A Method Has Been Developed to Protect and Manage Personal Data on the Internet

From left to right, Alexandre Viejo, Jordi Castellà and Cristòfol Dauden, researchers involved in the study.

Entering a website and accepting cookies is a very common and oft-repeated gesture when navigating the Internet. But this small action, which is often done automatically and without thought, entails security risks: by consenting to cookies, you lose control over your sensitive information, as you cannot review the conditions you have just accepted. In order to avoid this vulnerability, a research team from the Universitat Rovira i Virgili has developed an innovative environment based on blockchain technology that allows users to control what happens to their personal data and what it is used for at all times.

Accepting cookies gives permission for sensitive information to be shared, which puts at risk the privacy of users, who are uncertain how it will be used and for what purposes. To mitigate these risks, the European Union proposed the General Data Protection Regulation (GDPR), whereby service providers need to obtain explicit consent from data subjects to collect and process their personal data. The response of many web providers to this requirement has been to present users with a form when they access a service: the cookie acceptance form. But the law does not define how these providers should transparently demonstrate that they have this consent and most users do not know what rights they have over their personal data or have efficient methods to be on the lookout for what third parties do with their data.

The study led by the URV has consisted of creating a personal data management platform based on blockchain technology.
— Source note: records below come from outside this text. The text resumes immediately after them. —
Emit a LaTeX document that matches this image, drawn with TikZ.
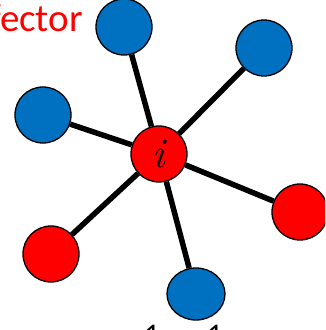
\documentclass[tikz,border=0pt]{standalone}
\usepackage{fontspec}
\setmainfont{Carlito}
\newfontfamily\lmfont{Latin Modern Roman}
\usetikzlibrary{shapes.geometric}
\definecolor{nodeblue}{RGB}{0,112,192}
\definecolor{nodered}{RGB}{255,0,0}
\tikzset{
  vtx/.style={circle,draw=black,line width=1.3pt,minimum size=56pt,inner sep=0pt},
  bluevtx/.style={vtx,fill=nodeblue},
  redvtx/.style={vtx,fill=nodered},
  link/.style={line width=5.5pt,black}
}

\begin{document}
\begin{tikzpicture}[x=1pt,y=1pt]
  \useasboundingbox (0,0) rectangle (325,330);
  \clip (0,0) rectangle (325,330);
  \node (lbl) at (83,298) [anchor=base east,inner sep=0pt,text=nodered,font=\fontsize{39}{40}\selectfont] {Effector};
  \node (n1) at (152,5) [anchor=north,inner sep=0pt,font=\fontsize{30}{30}\selectfont] {1};
  \node (n2) at (215,5) [anchor=north,inner sep=0pt,font=\fontsize{30}{30}\selectfont] {1};
  \node (ctr) at (159,176) [redvtx,font=\lmfont\itshape\fontsize{42}{42}\selectfont] {i};
  \node (top) at (124,303) [bluevtx] {};
  \node (tr) at (264,282) [bluevtx] {};
  \node (lft) at (43,215) [bluevtx] {};
  \node (rgt) at (300,118) [redvtx] {};
  \node (lr) at (51,76) [redvtx] {};
  \node (bot) at (196,36) [bluevtx,ellipse,minimum width=58pt,minimum height=52pt] {};
  \draw[link] (ctr) -- (top);
  \draw[link] (ctr) -- (tr);
  \draw[link] (ctr) -- (lft);
  \draw[link] (ctr) -- (rgt);
  \draw[link] (ctr) -- (lr);
  \draw[link] (ctr) -- (bot);
\end{tikzpicture}
\end{document}
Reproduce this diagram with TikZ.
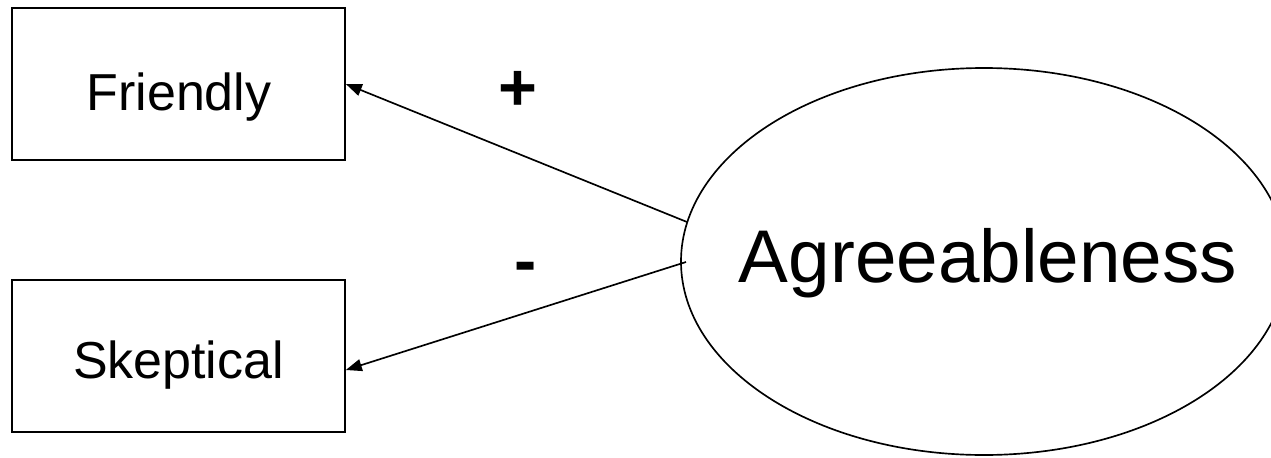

It generates smart contracts which are published for life on the block chain and cannot be interfered with; that is to say, the terms agreed cannot be modified and the binding nature of the contract cannot be denied.

In order to use this smart contract, the user must install a programme in the browser that intercepts the request for consent and responds in accordance with their preferences. “Taking this small step makes browsing more agile and secure and complies with the main requirements of the European data protection law,” says Jordi Castellà, a researcher at the URV’s Department of Computer Engineering and Mathematics, who took part in the research.

In addition, all the consents accepted can be controlled and managed from a mobile application to keep track of who has them, when they were granted, what they are being used for and how to modify the details at any time.

For web service providers, this environment enables them to demonstrate, in the event of an audit, that they have obtained consent from users. Information is accessed through a secure access control system.